The S&P/TSX Composite Index climbed 145 points on Tuesday, June 27. Some of the top performing sectors included Information Technology, Base Metals, Health Care, and the Financial space. Shifting gears, today I want to zero-in on two real estate investment trusts (REITs) that look discounted in late June 2023.
Northwest Healthcare REIT (TSX:NWH.UN) is a Toronto-based REIT that owns and operates a global portfolio of high-quality health care real estate. This REIT released its first quarter fiscal 2023 earnings on May 12. In Q1 FY2023, Northwest delivered revenue growth of 29% to $135 million. Meanwhile, same property net operating income (NOI) increased 4.4% year-over-year to $95.4 million. It maintained strong portfolio occupancy of 97% at the end of the quarter.
Shares of Northwest Healthcare REIT are trading in favourable value territory as of close on June 27. Northwest offers a monthly dividend of $0.067 per share. That represents a massive 13% yield.
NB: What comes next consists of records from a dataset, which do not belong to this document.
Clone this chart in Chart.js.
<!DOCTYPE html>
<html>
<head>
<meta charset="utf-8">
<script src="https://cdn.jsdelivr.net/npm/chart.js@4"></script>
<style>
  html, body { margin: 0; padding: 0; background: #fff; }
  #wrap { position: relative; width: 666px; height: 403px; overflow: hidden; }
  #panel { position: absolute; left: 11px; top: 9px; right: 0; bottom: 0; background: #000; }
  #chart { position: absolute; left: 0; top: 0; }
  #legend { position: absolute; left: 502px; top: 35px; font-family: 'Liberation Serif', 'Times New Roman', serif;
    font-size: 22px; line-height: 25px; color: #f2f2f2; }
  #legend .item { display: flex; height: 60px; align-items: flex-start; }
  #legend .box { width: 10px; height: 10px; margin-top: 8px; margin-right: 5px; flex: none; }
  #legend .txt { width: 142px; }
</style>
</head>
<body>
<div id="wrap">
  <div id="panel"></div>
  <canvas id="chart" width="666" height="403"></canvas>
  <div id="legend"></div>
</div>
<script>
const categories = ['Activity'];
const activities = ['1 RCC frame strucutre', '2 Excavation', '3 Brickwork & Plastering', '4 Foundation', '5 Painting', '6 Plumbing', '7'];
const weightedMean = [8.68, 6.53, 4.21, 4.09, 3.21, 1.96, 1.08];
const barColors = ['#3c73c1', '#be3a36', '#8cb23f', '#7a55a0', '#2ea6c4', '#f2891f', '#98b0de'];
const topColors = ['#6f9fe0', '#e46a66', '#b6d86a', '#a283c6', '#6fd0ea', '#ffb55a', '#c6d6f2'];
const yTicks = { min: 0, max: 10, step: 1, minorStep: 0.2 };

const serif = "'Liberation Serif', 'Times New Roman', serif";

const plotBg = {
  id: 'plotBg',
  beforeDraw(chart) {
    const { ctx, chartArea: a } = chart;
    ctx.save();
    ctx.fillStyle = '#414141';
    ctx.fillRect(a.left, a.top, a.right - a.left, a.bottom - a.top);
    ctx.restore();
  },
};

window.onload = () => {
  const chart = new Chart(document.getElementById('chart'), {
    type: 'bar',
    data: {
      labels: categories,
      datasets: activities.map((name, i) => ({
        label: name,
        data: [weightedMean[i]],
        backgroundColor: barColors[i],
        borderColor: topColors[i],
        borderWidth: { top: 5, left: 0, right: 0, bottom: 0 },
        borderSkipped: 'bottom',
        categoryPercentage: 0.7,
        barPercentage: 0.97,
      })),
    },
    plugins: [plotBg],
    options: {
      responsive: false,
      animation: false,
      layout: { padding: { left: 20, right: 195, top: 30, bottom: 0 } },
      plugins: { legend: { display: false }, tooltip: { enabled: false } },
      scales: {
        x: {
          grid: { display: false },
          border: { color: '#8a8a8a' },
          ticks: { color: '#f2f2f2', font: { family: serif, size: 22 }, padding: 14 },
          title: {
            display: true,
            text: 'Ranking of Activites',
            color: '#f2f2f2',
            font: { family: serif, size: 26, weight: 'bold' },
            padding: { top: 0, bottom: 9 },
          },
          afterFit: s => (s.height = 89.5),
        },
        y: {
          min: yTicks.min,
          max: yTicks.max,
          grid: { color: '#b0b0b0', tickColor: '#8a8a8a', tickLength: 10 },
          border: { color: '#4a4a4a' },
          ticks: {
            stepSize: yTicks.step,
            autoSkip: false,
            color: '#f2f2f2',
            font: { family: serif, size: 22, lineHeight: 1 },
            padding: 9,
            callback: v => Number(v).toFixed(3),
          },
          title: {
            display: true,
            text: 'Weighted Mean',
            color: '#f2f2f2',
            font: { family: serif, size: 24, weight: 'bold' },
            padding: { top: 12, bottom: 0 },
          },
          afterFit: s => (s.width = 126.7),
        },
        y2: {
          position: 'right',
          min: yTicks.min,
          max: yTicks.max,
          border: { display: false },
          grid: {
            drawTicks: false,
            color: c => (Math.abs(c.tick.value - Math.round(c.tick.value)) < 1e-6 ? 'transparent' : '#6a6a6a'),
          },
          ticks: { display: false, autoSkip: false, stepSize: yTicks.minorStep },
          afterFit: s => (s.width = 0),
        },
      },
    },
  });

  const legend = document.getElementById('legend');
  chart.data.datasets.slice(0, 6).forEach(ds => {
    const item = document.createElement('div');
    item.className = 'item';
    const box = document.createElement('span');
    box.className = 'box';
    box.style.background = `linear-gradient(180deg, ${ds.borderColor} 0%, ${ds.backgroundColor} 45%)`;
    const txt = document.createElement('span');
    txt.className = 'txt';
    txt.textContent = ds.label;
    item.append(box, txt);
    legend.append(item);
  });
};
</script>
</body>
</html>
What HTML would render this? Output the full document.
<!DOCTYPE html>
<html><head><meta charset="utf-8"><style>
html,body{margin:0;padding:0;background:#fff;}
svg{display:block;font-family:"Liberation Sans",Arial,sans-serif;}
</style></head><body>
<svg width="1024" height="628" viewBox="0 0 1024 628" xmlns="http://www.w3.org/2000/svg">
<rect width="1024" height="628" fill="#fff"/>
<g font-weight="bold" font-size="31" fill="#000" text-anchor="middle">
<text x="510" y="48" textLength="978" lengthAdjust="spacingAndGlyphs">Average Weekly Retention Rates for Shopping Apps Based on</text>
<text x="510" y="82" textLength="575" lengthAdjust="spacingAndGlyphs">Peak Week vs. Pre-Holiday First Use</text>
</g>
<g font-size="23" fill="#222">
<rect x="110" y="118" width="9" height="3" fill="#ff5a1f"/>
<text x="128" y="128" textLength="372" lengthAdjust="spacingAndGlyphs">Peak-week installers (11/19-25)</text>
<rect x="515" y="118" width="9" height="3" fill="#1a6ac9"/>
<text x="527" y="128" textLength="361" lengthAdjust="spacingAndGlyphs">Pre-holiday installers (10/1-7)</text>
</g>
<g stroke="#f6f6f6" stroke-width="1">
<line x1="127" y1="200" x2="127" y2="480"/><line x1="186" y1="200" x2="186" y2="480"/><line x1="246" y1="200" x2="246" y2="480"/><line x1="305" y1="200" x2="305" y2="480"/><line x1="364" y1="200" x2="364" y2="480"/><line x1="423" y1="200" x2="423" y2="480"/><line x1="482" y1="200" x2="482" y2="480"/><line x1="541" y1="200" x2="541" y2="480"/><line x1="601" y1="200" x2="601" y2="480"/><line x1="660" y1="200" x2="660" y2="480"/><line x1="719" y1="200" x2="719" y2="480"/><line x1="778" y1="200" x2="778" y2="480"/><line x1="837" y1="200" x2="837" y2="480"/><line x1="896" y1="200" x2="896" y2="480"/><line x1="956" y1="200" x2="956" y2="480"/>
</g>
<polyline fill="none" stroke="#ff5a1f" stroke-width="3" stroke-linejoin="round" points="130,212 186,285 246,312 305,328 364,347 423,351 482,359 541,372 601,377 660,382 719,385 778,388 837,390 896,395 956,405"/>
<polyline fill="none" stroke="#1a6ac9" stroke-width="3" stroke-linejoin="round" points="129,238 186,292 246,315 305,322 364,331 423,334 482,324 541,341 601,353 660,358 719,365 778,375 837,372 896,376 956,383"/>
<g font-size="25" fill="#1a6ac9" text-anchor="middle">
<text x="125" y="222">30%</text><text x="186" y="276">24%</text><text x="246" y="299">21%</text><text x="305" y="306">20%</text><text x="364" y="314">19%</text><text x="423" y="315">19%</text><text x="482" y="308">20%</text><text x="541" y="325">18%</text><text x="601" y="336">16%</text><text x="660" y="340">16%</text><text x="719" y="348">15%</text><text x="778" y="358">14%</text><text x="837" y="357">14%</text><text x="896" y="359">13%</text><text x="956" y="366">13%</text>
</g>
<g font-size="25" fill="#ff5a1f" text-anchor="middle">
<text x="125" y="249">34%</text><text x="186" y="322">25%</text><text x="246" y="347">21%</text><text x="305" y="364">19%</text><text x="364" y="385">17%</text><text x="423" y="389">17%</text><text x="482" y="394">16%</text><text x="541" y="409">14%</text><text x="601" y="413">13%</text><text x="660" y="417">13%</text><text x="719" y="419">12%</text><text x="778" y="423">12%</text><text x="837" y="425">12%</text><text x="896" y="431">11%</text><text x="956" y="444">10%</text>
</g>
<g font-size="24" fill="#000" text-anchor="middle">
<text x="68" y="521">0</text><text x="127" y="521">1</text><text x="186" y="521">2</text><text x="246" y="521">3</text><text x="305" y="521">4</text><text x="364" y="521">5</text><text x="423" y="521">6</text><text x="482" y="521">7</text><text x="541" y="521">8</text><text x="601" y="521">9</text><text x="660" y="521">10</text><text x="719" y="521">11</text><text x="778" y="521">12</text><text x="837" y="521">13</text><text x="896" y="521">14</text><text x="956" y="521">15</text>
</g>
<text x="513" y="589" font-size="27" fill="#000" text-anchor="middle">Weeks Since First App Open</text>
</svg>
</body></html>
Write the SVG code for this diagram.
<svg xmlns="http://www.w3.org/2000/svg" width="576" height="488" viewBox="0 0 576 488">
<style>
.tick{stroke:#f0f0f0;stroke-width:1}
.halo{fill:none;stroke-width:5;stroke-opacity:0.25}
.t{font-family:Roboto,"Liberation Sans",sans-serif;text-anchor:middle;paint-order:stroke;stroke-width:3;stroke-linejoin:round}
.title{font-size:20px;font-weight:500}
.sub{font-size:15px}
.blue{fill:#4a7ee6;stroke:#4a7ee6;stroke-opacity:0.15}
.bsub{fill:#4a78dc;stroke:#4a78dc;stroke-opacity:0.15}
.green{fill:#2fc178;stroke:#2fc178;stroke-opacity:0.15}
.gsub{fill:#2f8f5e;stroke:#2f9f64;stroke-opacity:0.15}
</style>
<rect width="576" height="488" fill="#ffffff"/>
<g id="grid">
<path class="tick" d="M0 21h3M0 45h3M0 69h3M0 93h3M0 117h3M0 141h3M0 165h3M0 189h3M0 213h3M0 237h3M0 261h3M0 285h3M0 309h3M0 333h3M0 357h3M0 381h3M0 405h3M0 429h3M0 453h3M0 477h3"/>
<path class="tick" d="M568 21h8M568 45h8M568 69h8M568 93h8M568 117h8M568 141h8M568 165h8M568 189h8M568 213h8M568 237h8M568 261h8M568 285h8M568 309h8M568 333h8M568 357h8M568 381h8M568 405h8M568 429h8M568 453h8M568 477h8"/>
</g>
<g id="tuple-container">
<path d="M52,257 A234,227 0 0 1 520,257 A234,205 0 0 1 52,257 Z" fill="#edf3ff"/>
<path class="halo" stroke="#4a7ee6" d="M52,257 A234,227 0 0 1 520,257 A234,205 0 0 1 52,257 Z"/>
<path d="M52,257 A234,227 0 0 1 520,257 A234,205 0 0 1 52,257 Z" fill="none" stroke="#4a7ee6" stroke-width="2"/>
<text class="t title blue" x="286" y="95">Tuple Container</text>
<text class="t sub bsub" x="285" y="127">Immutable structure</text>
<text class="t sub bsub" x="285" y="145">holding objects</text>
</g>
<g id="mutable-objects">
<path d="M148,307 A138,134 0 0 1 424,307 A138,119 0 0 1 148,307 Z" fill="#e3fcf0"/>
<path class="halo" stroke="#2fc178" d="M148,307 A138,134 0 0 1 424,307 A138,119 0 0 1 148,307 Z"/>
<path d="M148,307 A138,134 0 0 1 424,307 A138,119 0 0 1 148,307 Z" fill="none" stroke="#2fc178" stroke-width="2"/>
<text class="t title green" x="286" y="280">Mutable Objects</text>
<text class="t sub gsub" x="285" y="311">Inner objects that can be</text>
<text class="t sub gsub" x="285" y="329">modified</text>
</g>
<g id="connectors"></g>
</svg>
Allied Properties REIT (TSX:AP.UN) is another Toronto-based REIT. This REIT is a leading operator of distinctive urban workspace in Canada’s major cities and network-dense urban datacenter (UDC) portfolio. Shares of this REIT jumped 2.6% on Tuesday, June 27.
In Q1 fiscal 2023, Allied Properties REIT delivered rental revenue growth of 14% to $138 million. Meanwhile, operating income also jumped 14% to $77.1 million. This REIT offers a monthly distribution of $0.15 per share, which represents a monster 8.7% yield.